Monday, April 14, 2008

Screening Or Unsportsmanlike?

Everyone across the hockey universe seems to be going nuts over Sean Avery's conduct prior to his goal tonight so I felt I would put a separate post on the incident. First off, watch the play if you didn't already see it:

Now, as gratifying as Avery's goal was, his silly attempt to screen Maaaaarrrrtttyyy prior to that has drawn quite the uproar, with the CBC folks (not Don Cherry, of course) going on as to how it had no place in hockey.

Honestly, I had barely noticed it when it happened as I was watching the puck move out on the perimeter. Now, as a Ranger fan, I got a great laugh out of watching the replay - again, and again, and again. Let's be serious though folks, if there was no instigator penalty, Sean would have (rightly) gotten his ass kicked. It is well accepted that Avery has no class on the ice. The ever-respectable Chris Drury came by during play to talk to him and I am sure Renney, Shanny and Jagr (haha) will speak to him about it.
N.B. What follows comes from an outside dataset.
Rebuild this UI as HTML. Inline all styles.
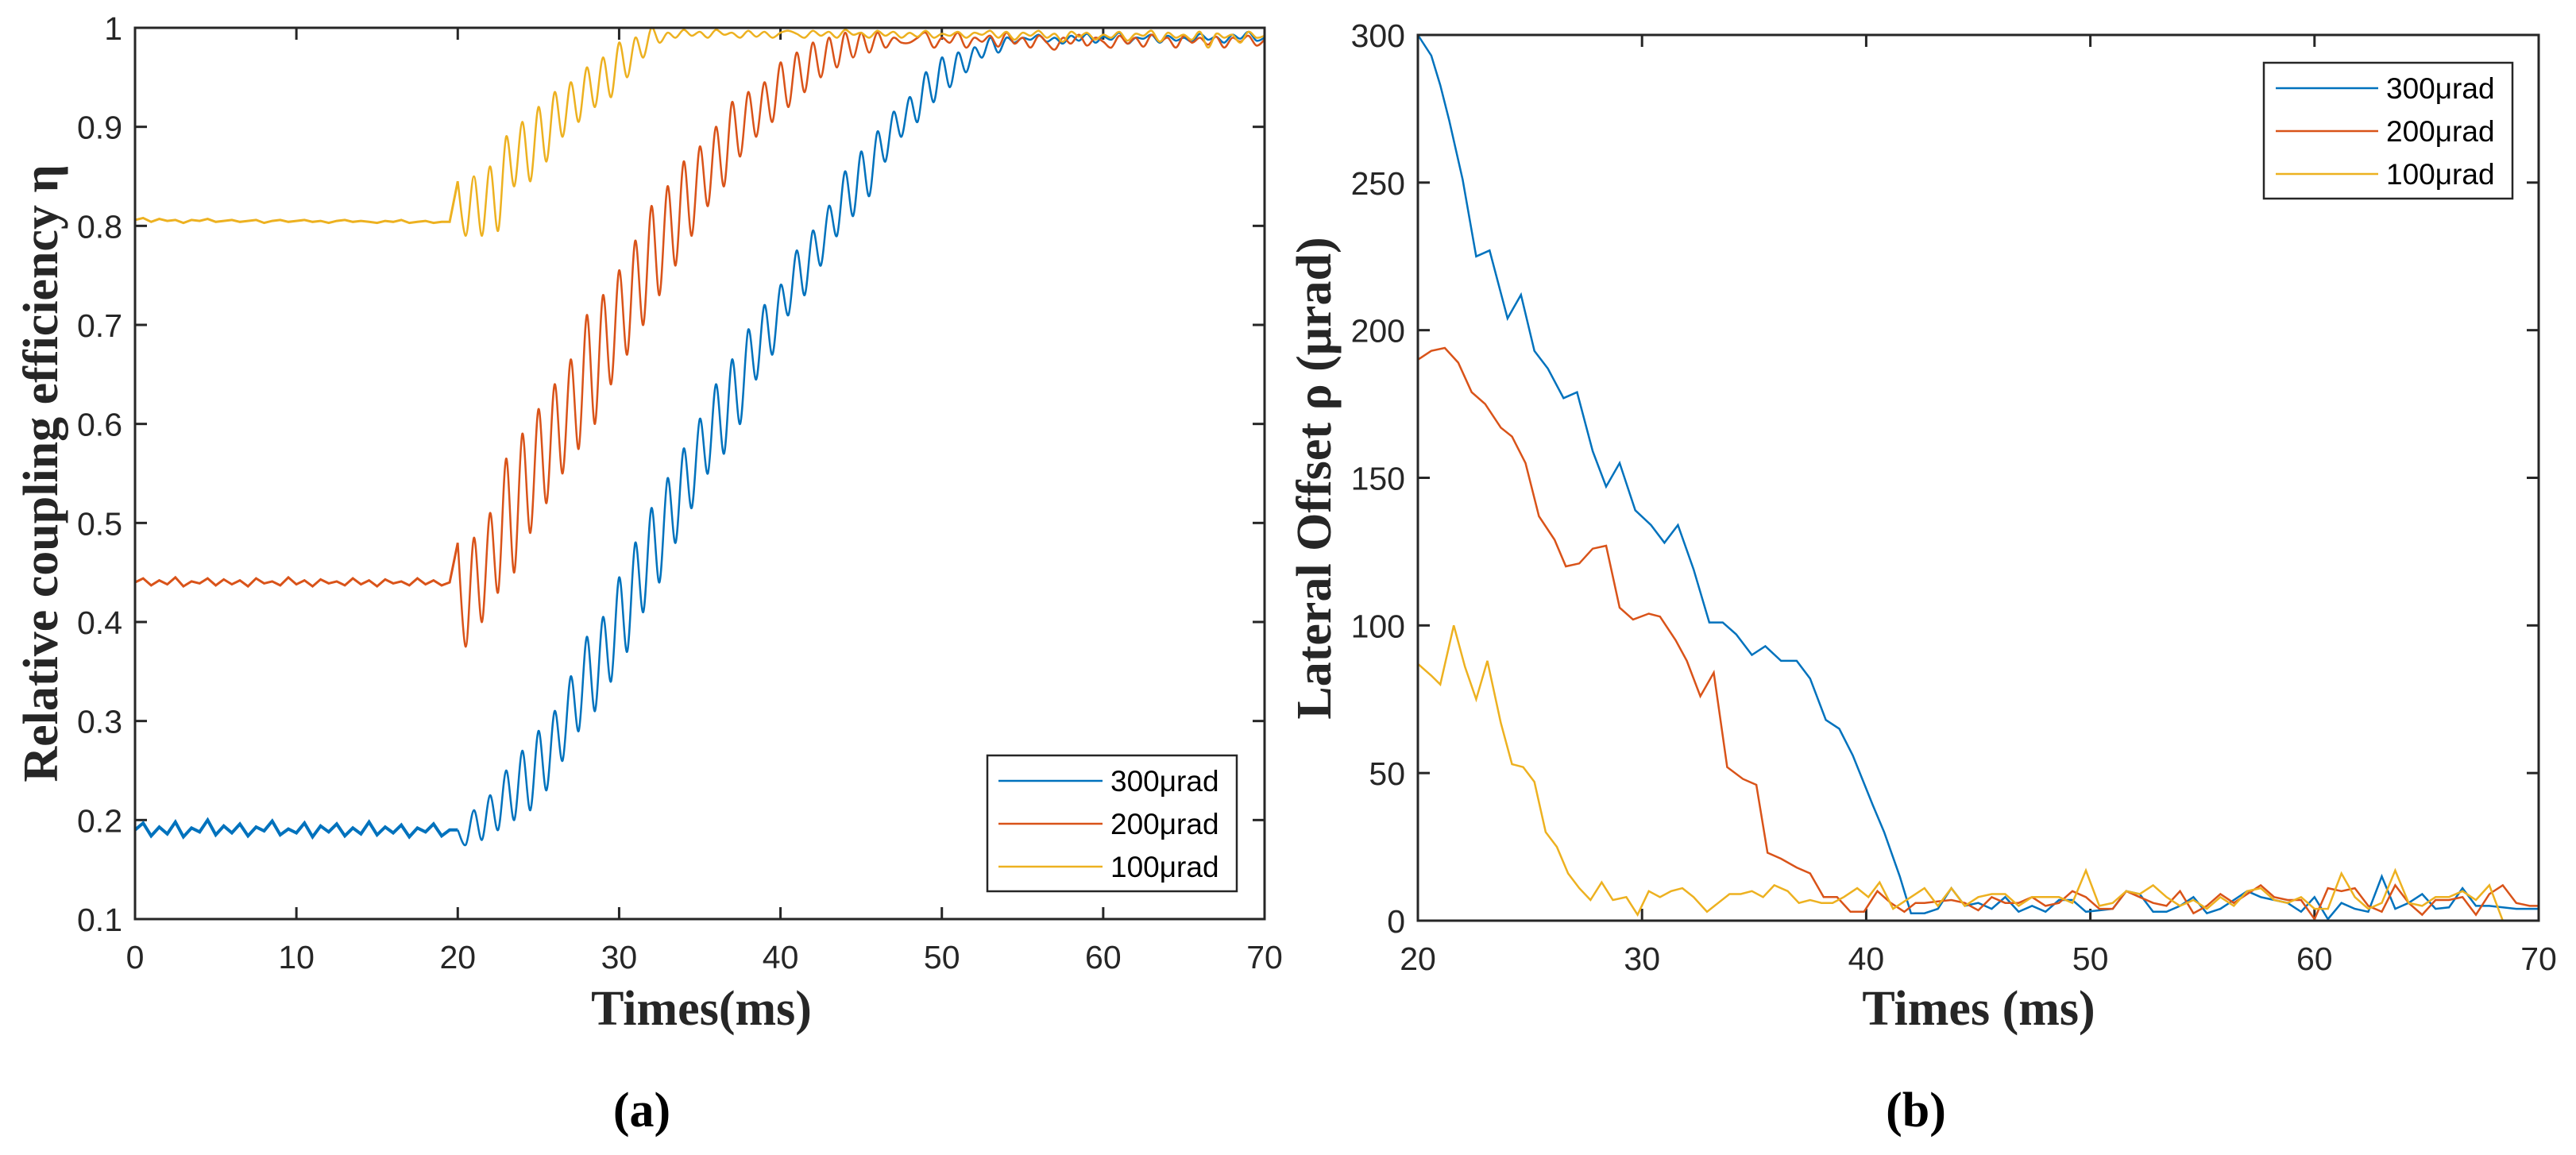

Ron MacLean, in that CBC clip, of course puts it on the refs to level a misconduct on him but officiating is just not the answer. The league has been attempting to over-officiate the games and that has just led to more questionable calls. The four blind mice shouldn't be allowed to dictate the flow and pace of games, that simple.

And you know what? Aside from the Tim "Dr. Hook" McCracken stick waving, there is little to fault Avery for. If he wants to ignore the puck and jump around like an idiot in front of the goaltender, so be it. Why is it ok for Ryan Smyth and Tomas Holmstrom to make a career sticking their rear ends in the goaltender's faces, but Avery is vilified for facing his enemy? It should be on the defensemen to move the clown from the crease, not the officials.

Remove the instigator and allow the players to level their brand of frontier justice. For all of the people who say how primitive that is, hockey players earned a reputation for being classy, yet tough players with a ton of character long before Bettman came in to corporatize the sport.